In short, no one in the U.S. seems to be overly concerned about shortage of oil as a result of rising tensions in the Middle East. More importantly, OPEC is on record that it will not use oil as a political weapon.(5)

Similarly, a survey of Egyptian officials and oil experts published by the Kuwaiti newspaper Al-Qabas has also concluded the futility of an oil embargo. One economic expert, Dr. 'Hamdi Abd Al-'Azim, was quoted saying that the use of the oil weapon by the Arab countries would make them "the primary losers because they would enter into an economic war with the United States which could develop into a political war." He went on to remind the newspaper readers that many Arab countries receive aid from the U.S., "such as wheat and financial support," and an embargo could put an end to this aid.(6)

Prince Sa'ud Al-Faisal, the foreign minister of Saudi Arabia which is the largest exporter of oil in the world, stressed that the Arab countries depend on their oil exports for economic growth. He said oil "is not a weapon like a gun or a tank but a resource that benefits the national economy." He said "we are in a war with an enemy and the first thing this enemy will do will be to destroy our oilfields."(7)

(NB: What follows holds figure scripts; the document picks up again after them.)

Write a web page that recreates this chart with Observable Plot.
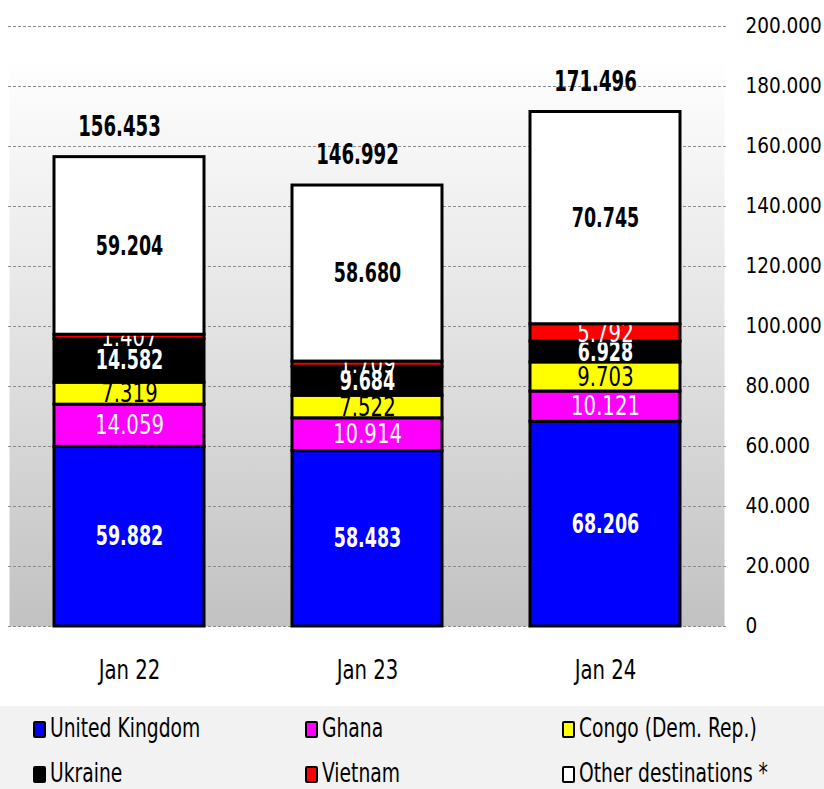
<!DOCTYPE html>
<html>
<head>
<meta charset="utf-8">
<script src="https://cdn.jsdelivr.net/npm/d3@7"></script>
<script src="https://cdn.jsdelivr.net/npm/@observablehq/plot@0.6"></script>
<style>
  body { margin: 0; background: #fff; font-family: "DejaVu Sans Condensed", "DejaVu Sans", sans-serif; font-stretch: condensed; }
  #legend { position: absolute; left: 0; top: 706px; width: 824px; height: 83px; background: #f2f2f2; }
  .item { position: absolute; height: 30px; }
  .sw { position: absolute; left: 0; top: 6px; width: 9px; height: 13px; border: 2px solid #000; border-radius: 2px; }
  .lt { position: absolute; top: -2px; font-size: 26px; color: #000; white-space: nowrap; transform: scaleX(0.8); transform-origin: 0 50%; }
</style>
</head>
<body>
<div id="chart"></div>
<div id="legend"></div>
<script>
const periods = ["Jan 22", "Jan 23", "Jan 24"];
const seriesNames = ["United Kingdom", "Ghana", "Congo (Dem. Rep.)", "Ukraine", "Vietnam", "Other destinations *"];
const seriesColors = ["#0000ff", "#ff00ff", "#ffff00", "#000000", "#ff0000", "#ffffff"];
const unitedKingdom = [59882, 58483, 68206];
const ghana = [14059, 10914, 10121];
const congo = [7319, 7522, 9703];
const ukraine = [14582, 9684, 6928];
const vietnam = [1407, 1709, 5792];
const otherDest = [59204, 58680, 70745];
const totals = [156453, 146992, 171496];
const yTicks = [0, 20000, 40000, 60000, 80000, 100000, 120000, 140000, 160000, 180000, 200000];

const seriesValues = [unitedKingdom, ghana, congo, ukraine, vietnam, otherDest];
const labelFill = ["#fff", "#fff", "#000", "#fff", "#fff", "#000"];
const labelWeight = ["bold", "normal", "normal", "bold", "normal", "bold"];

const fmt = v => d3.format(",.0f")(v).replace(/,/g, ".");

const rows = [];
periods.forEach((p, i) => {
  let base = 0;
  seriesValues.forEach((vals, s) => {
    const v = vals[i];
    rows.push({period: p, s, value: v, y1: base, y2: base + v, mid: base + v / 2});
    base += v;
  });
});
const totalRows = periods.map((p, i) => ({period: p, total: totals[i], top: rows.filter(r => r.period === p).reduce((a, r) => Math.max(a, r.y2), 0)}));

const font = '"DejaVu Sans Condensed", "DejaVu Sans", sans-serif';

const seriesMarks = [];
seriesNames.forEach((name, s) => {
  const sub = rows.filter(r => r.s === s);
  seriesMarks.push(Plot.rectY(sub, {x: "period", y1: "y1", y2: "y2", fill: seriesColors[s], stroke: "#000", strokeWidth: 3}));
  seriesMarks.push(Plot.text(sub, {x: "period", y: "mid", text: d => fmt(d.value), fill: labelFill[s], fontWeight: labelWeight[s], fontSize: 27}));
});

const chart = Plot.plot({
  width: 824,
  height: 705,
  marginLeft: 9,
  marginRight: 100,
  marginTop: 26,
  marginBottom: 79,
  style: {fontFamily: font, background: "transparent"},
  x: {domain: periods, paddingInner: 0.37, paddingOuter: 0.185, label: null},
  y: {domain: [0, 200000], label: null, axis: null},
  marks: [
    Plot.frame({fill: "url(#bggrad)", insetTop: 31}),
    Plot.ruleY(yTicks, {stroke: "#8c8c8c", strokeDasharray: "3,2", strokeWidth: 1, insetLeft: -1, insetRight: -4}),
    ...seriesMarks,
    Plot.text(totalRows, {x: "period", y: "top", text: d => fmt(d.total), dy: -30, dx: -10, fontWeight: "bold", fontSize: 28, fill: "#000"}),
    Plot.text(yTicks, {y: d => d, text: d => fmt(d), frameAnchor: "right", textAnchor: "start", dx: 21, fontSize: 20.5, fill: "#000", className: "ytick"}),
    Plot.axisX({tickSize: 0, tickPadding: 33, fontSize: 27, fill: "#000", label: null})
  ]
});

const ns = "http://www.w3.org/2000/svg";
const defs = document.createElementNS(ns, "defs");
defs.innerHTML = '<linearGradient id="bggrad" x1="0" y1="0" x2="0" y2="1"><stop offset="0" stop-color="#ffffff"/><stop offset="0.35" stop-color="#ebebeb"/><stop offset="1" stop-color="#c2c2c2"/></linearGradient>';
chart.insertBefore(defs, chart.firstChild);
document.getElementById("chart").appendChild(chart);

// condense text horizontally to mimic the narrow original typeface (tick labels keep natural width)
chart.querySelectorAll("text").forEach(t => {
  if (t.closest(".ytick")) return;
  const bold = t.closest('[font-weight="bold"]') || t.getAttribute("font-weight") === "bold";
  const k = bold ? 0.72 : 0.81;
  const len = t.getComputedTextLength();
  if (len > 0) {
    t.setAttribute("textLength", (len * k).toFixed(1));
    t.setAttribute("lengthAdjust", "spacingAndGlyphs");
  }
});

const legendPos = [[33, 730], [305, 730], [562, 730], [33, 775], [305, 775], [562, 775]];
const legend = document.getElementById("legend");
seriesNames.forEach((name, s) => {
  const it = document.createElement("div");
  it.className = "item";
  it.style.left = legendPos[s][0] + "px";
  it.style.top = (legendPos[s][1] - 706 - 15) + "px";
  it.innerHTML = `<span class="sw" style="background:${seriesColors[s]}"></span><span class="lt" style="left:17px">${name}</span>`;
  legend.appendChild(it);
});
</script>
</body>
</html>
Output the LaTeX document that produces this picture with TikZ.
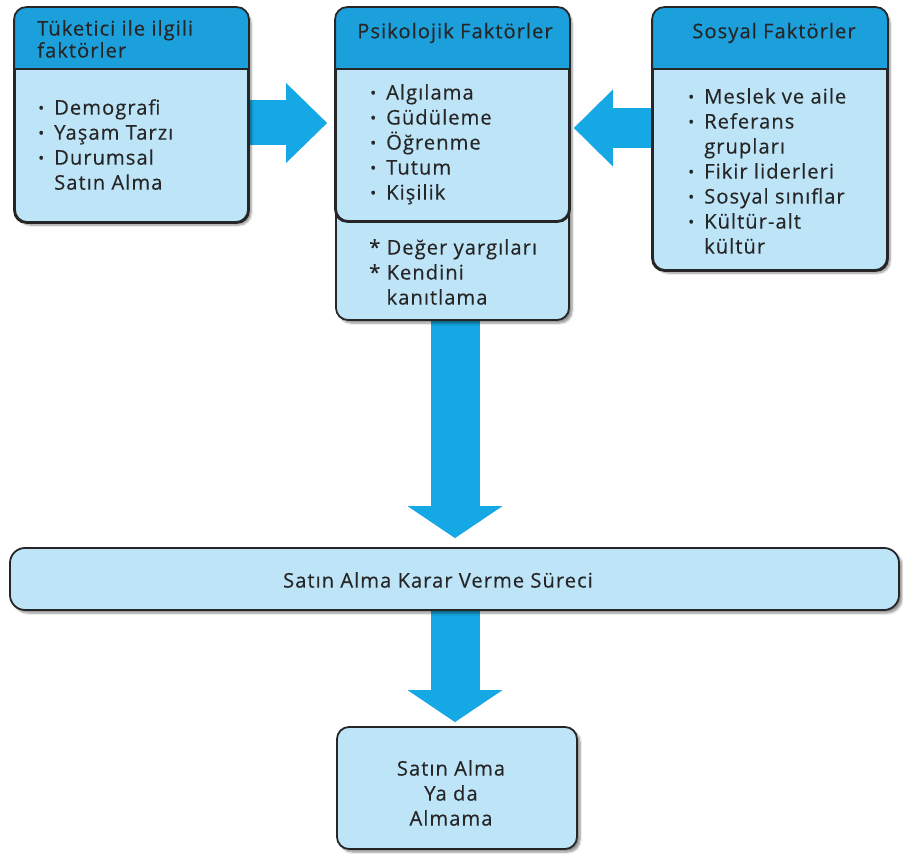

Editor-in-chief of the Saudi London-based daily, Al-Sharq Al-Awsat, Abd Al-Rahman Al-Rashed, refers to the question whether using the oil as a weapon is still feasible. Mind, not oil, writes Al-Rashed, is a condition for a country to be rich. Singapore is an example. Poor in natural resources, it developed an economy larger than any Arab country's. While oil is found in many Arab countries, "the minds of some of their governments have kept their residents wretched and poverty-stricken, astride camels and donkeys, even in this day and age. By Allah, the resource of the mind is greater than the resource of oil…" Al-Rashed concludes as follows: "In the modern age, the nations of the Arab world are divided in accordance with how crazy their leaders are: there are great [Arab] nations that were dragged along by the shouts and cries, and there are small nations that retained some measure of reason and tried to limit the damage."(8)

Calls for an Oil Embargo Against U.S. are for Political Gains

In the same vein, other analysts believe that the Iraqi call for the use of oil as a political weapon is "more an attempt to score political points in confronting the conservative neighbors than a serious proposal." They maintain that the Arabs have learned from their experience in 1973 when the oil embargo brought the opposite results. The embargo, they argue, "drove the Western countries to increase their expenditures on explorations in high-cost places like the Northern Sea, on searching for alternative sources of energy and on building large stockpiling facilities."(9)

Earlier in the month, the Islamic Conference held in Kuala Lumpur turned down Iraq's unsuccessful attempt to place the subject of oil embargo on the conference's agenda.(10) (Some observers maintain that Iraq's decision to suspend oil exports for a month was intended to give the Iraqis the opportunity to carry out some maintenance and rehabilitation work on their oil installations.)(11)

Conclusion

Barring unexpected violence on the streets of some oil producing countries which could impel their rulers to change their stance on oil embargo - there is currently no viable indication of a pending oil embargo.

This conclusion is buttressed by market fundamentals, by the stated policy of OPEC as the major oil cartel organization, by the emergence of major oil producers outside the Middle East and by the oft-stated policies of major Arab oil producers that oil should be used as an instrument for development of their own countries rather than as a weapon against the consumers.

*Dr. Nimrod Raphaeli is Senior Analyst of MEMRI's Middle East Economic Studies Program.